The Damestenen ("Stone of the Ladies" in English), also referred as Hesselagerstenen ("Large stone of Hesselager"), is a glacial erratic located near Svendborg, in the south-east of Fionia, Denmark.

Geography 

The boulder is the biggest glacial erratic in Denmark, followed by the Tirslund Rock. It stands close to the village of Hesselager, some 20 km northeast of Svendborg; located in a field, it can be reached by a country lane named Damestenensvej.

Features 
The Damestenen consists of a block of light grey granite dating back to the last Last Glacial Period.
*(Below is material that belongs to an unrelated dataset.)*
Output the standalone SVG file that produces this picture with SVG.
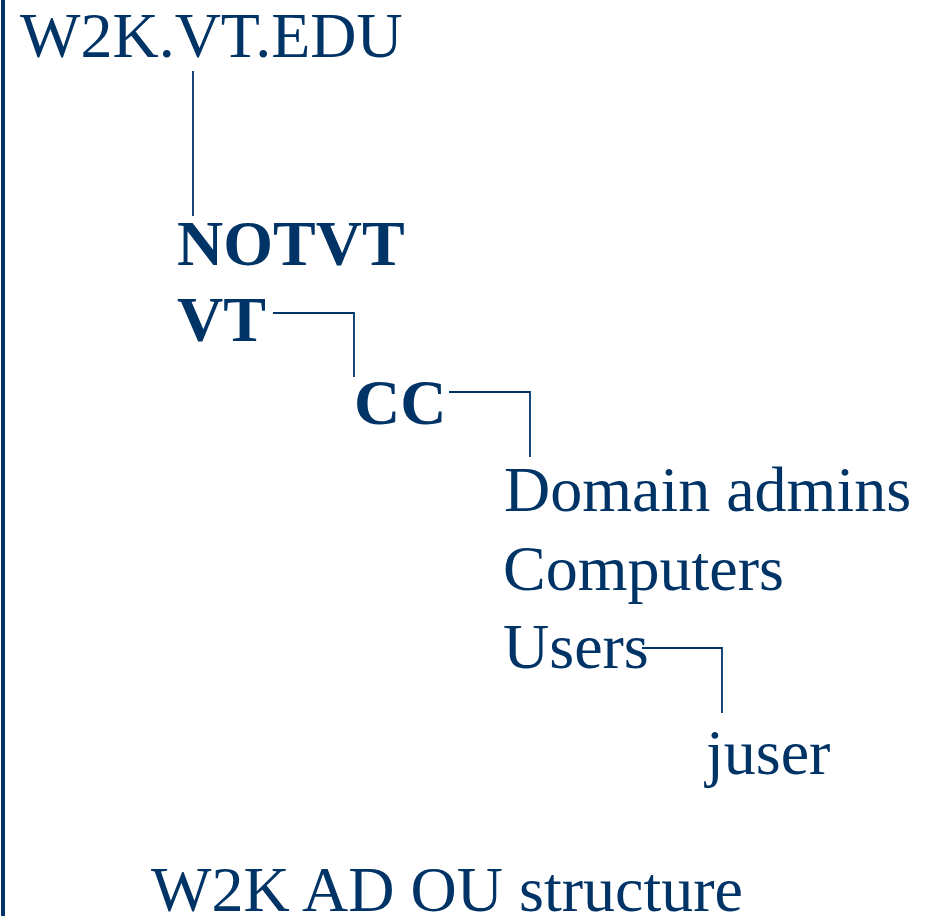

Its height is 12 m, the circumference is 46 m, and its weight is 1000 tons.

History 
The boulder is mentioned by the Danish theologian Erik Pontoppidan in his work titled Den Danske Atlas (1763–1781). In 1840, during Christian VIII's kingdom, the boulder was analysed by the geologist Johan Georg Forchhammer, who suggested to escavate around it in order to determine its size and to check if it was connected to undergroud bedrock. In 1843 the Damestenen was actually escavated on its northeast side.

A folk legend tells that it was thrown from the north of the Langeland island by a female giant aiming to destroy the spire of Svindinge's church, but in spite of the giant's strength the stone felt midway.